You can't just divide each term in the numerator by a corresponding term in the denominator, because each term in the numerator is being divided by the WHOLE denominator.

For example, the expression you provided (2x^2 +13x +20)/(2x^2+17x +30) is the same thing as 2x^2 / (2x^2+17x+30) + 13x/(2x^2+17x+30) + 20/2x^2+17x+30)

Instead, to simplify the expression you could try factoring the top and the bottom of the expression. This would be sort of like reducing a fraction like 45/90 into 1/2, except done with a more complicated expression:

For example, in the equation you listed the numerator can be factored into:
(2x^2+13x+20)= (2x+5)(x+4)

And the denominator can be factored into:
(2x^2+17x+30)=(2x+5)(x+6)

So that means the whole expression can be rewritten as:
(2x+5)(x+4)
-------------
(2x+5)(x+6)

Now, since there is a 2x+5 in the numerator divided by a 2x+5 in the denominator, the whole thing can be reduced to:

(x+4)/(x+6)

The only caveat is that the 2x+5 cannot be equal to 0, because then you would have a 0 in the denominator and the expression would be undefined. That means that x cannot equal -2.5. So, the best way to write the final answer would be:

(x+4)/(x+6) with x not equal to -2.5

Does that help it make sense?

• Could someone tell me which video explains ( not how to use it )
the a*b, a+b and why it works ?

I know I have seen it but I still don't quite understand
I can derive the a+b, a*b for a normalized 2nd degree equation.
But not for any other.
I still miss the explanation why it works out and which coefficients
enter the equation. • Suppose we have the following polynomial: x^2 + px + q, whose roots are x = a and x = b. We therefore know that it is equal to (x - a)(x - b). Expanding that gives us x^2 - ax - bx + ab = x^2 -(a+b)x + ab. So we know that p = -(a+b) and q = ab.

It also works when the coefficient of x^2 isn't 1. Suppose we have a polynomial px^2 + qx + r, whose roots are x = a and x = b. We therefore know that it's equal to p(x - a)(x - b) = p(x^2 - ax - bx + ab) = p(x^2 -(a+b)x + ab).
Set the two to be equal:
px^2 + qx + r = p(x^2 -(a+b)x + ab)
Divide by p:
x^2 + (q/p)x + r/p = x^2 -(a+b)x + ab
So we know that q/p = -(a+b) and r/p = ab.
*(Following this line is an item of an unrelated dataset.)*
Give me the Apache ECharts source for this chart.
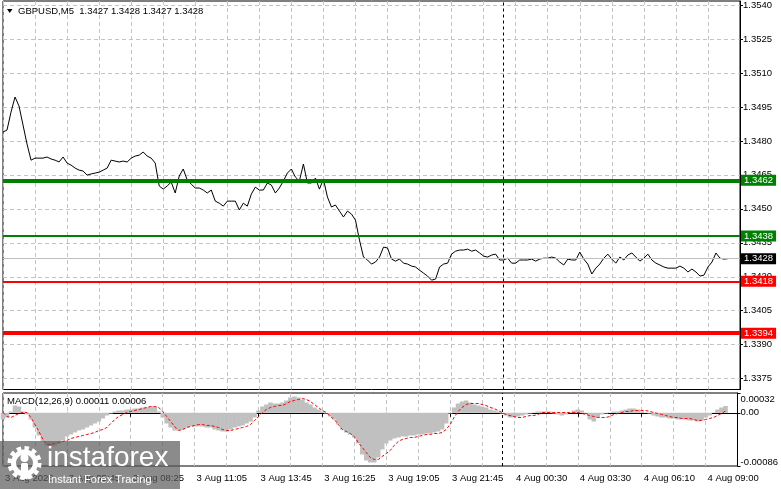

Obviously, if a+b and ab are some ugly rationals, using this method is very impractical, but it works.
• Ok wait I am still very confused. In the video Sals factoring by grouping what is that? I need some further explanation • At when he had two of the (x + 4), why did he only write one for the final equation? Wouldn't it be (x + 4) ^2 (2x + 5)? • 2x(x+4)+5(x+4), let's write it like this: ac+bc. And a is 2x, b is 5, and since the two (x+4) are the same, let's call them both c.

Imagine that you have 4 apples, and your friend gives you 3 apples, you now have a total of 7 apples. That's the same here.
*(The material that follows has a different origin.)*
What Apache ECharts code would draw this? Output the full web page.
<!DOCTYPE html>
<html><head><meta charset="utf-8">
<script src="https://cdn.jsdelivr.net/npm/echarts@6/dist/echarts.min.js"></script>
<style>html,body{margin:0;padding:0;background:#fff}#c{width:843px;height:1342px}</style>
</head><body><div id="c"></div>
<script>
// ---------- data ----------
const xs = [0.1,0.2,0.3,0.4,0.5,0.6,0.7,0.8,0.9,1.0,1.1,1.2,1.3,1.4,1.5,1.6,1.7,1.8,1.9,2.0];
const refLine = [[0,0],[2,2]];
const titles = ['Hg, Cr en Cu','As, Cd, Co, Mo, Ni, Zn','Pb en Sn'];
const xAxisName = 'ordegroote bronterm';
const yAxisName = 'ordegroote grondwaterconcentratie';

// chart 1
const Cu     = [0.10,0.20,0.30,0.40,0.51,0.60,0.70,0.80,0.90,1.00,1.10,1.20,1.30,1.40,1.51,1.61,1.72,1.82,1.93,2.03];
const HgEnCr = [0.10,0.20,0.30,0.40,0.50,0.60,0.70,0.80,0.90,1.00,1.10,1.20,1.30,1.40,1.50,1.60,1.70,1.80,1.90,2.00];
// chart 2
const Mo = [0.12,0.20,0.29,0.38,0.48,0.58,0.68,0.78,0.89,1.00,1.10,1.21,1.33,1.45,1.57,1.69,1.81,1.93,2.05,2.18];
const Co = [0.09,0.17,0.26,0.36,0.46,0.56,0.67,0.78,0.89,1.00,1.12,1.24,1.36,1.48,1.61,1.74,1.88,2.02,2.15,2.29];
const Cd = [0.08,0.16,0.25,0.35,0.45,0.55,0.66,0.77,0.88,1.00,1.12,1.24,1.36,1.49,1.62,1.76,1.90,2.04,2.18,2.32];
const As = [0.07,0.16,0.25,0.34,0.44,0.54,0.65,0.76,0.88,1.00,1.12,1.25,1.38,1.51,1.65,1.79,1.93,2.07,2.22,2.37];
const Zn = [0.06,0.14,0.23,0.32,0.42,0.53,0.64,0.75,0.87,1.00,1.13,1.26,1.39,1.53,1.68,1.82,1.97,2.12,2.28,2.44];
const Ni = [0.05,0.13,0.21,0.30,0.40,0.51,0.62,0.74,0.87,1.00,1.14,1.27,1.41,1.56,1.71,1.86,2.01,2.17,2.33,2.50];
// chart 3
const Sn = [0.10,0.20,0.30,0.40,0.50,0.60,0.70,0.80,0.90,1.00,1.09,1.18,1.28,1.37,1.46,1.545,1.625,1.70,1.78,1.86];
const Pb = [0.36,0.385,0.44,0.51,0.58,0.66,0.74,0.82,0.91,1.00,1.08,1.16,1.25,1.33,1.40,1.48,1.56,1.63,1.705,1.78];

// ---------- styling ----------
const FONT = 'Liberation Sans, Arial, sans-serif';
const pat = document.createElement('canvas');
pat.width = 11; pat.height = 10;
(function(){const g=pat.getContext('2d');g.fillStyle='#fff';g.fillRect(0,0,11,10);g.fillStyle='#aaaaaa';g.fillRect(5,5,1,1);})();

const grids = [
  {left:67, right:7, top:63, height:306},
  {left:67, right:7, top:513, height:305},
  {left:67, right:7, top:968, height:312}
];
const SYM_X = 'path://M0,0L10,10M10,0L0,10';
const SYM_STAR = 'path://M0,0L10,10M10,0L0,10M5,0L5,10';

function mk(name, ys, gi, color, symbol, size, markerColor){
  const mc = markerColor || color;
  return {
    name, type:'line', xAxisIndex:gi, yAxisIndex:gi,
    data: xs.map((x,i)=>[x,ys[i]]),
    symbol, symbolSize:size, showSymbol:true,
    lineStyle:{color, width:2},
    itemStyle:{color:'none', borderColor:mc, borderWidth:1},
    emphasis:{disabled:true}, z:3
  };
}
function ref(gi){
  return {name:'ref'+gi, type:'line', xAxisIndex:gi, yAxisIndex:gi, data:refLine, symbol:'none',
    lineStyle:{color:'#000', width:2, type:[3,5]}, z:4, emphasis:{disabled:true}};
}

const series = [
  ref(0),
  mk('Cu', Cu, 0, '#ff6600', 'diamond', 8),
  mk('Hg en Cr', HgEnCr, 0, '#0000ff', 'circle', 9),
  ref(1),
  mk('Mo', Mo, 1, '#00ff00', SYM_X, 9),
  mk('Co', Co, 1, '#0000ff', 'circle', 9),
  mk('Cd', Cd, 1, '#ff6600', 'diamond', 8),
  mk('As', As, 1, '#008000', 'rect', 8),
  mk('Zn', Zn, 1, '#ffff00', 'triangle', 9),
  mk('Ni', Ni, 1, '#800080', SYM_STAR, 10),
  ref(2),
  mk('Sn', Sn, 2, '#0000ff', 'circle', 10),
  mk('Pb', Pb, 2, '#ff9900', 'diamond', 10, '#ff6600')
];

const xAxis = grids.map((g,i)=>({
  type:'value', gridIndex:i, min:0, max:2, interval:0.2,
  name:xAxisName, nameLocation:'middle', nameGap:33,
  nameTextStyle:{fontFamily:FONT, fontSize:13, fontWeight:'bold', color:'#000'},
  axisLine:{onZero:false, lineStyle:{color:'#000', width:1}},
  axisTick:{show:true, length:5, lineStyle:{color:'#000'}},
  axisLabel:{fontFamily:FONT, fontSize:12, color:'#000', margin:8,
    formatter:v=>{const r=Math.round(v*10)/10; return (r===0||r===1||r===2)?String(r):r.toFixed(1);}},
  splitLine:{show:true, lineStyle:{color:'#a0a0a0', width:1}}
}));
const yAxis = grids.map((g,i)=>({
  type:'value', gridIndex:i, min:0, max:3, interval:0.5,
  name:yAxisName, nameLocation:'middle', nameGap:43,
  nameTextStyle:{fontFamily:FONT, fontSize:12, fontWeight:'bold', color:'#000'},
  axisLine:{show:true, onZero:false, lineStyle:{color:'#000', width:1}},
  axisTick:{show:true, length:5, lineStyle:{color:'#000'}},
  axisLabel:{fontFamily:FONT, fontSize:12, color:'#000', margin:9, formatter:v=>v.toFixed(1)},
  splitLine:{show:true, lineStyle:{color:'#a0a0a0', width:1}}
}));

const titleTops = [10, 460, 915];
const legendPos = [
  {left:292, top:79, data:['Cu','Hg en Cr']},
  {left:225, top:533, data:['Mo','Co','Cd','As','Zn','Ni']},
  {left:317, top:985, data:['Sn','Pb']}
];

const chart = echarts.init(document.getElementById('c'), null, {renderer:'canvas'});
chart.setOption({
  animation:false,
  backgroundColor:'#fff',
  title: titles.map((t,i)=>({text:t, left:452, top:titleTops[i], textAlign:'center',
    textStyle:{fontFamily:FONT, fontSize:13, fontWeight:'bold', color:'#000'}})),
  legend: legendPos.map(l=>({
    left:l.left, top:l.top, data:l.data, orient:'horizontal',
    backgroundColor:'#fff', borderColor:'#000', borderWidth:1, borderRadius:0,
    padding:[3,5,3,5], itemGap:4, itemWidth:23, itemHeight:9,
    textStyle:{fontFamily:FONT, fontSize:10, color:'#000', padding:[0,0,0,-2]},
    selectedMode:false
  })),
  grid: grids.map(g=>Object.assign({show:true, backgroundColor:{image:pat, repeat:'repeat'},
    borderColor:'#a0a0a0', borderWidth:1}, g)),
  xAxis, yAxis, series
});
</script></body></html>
You have "a" much of "c" and "b" much of "c", and totally (since you need to add them) you have (a+b) much c.

And go back to the formula, you have "2x" much "(x+4)" and "5" much "(x+4)", And totally you have "(2x+5)" much of "(x+4)".

And "much = multiply", you got (2x+5)(x+4).

Hope that helps!
(1 vote)
• I don't understand why at and he splits up the 13x and 7x. Couldn't you just factor the problem without splitting the coefficients? Do we have to do that for every factoring problem? • I don't understand how this first expression isn't a quadratic? • I've been doing some practice on this and I usually get them wrong. The last one I did before giving up and coming here said the answer was x^2-2/x^2+2. I actually got that, but I kept cancelling out to get -1 (cancel out x^2 and get -2/2, reduce to -1). How do you know when to stop reducing? is there always supposed to be an x on both the numerator and the denominator? • The thing to remember with cancelling is that we can only cancel factors (things being multiplied). In your example above, you cancelled terms (things being added/subtracted). We stop cancelling when there are no more common factors between the numerator & denominator.
Since the binomials in: (x^2-2)/(x^2+2) are not factorable and they do not match (aren't common factors), we can't reduce the fraction any further.
Hope this helps.
• when u factor the denominator wouldn't 2 and 15 work as a and b • how can this same solving method be used when one of the signs is minus such as the first one. The reason i ask is because on one of the little practice quizzes there is a problem :4y^2​​ −18y+18/​y^3​​ −6y^2​​ +9y. This problem is making my brain hurt... its not the material its just this problem is really throwing me off. Thank you . Also what would be the "numbers" that make this problem undefined? • First of all, move the common factors outside of the parentheses.
2 ( 2y^2 - 9y + 9 ) / [ y ( y^2 - 6y + 9 ) ]
Then factor both trinomials.
2 ( 2y - 3 ) ( y - 3 ) / [ y ( y - 3 ) ( y - 3 ] )
You can at this point easily notice the values that make the denominator zero ( 0 and 3 ), so those are the unallowed values of y that make the problem undefined.
Next, divide out the common factor from both numerator and denominator to get
2 ( 2y - 3 ) / [ y ( y - 3) ] as the final answer.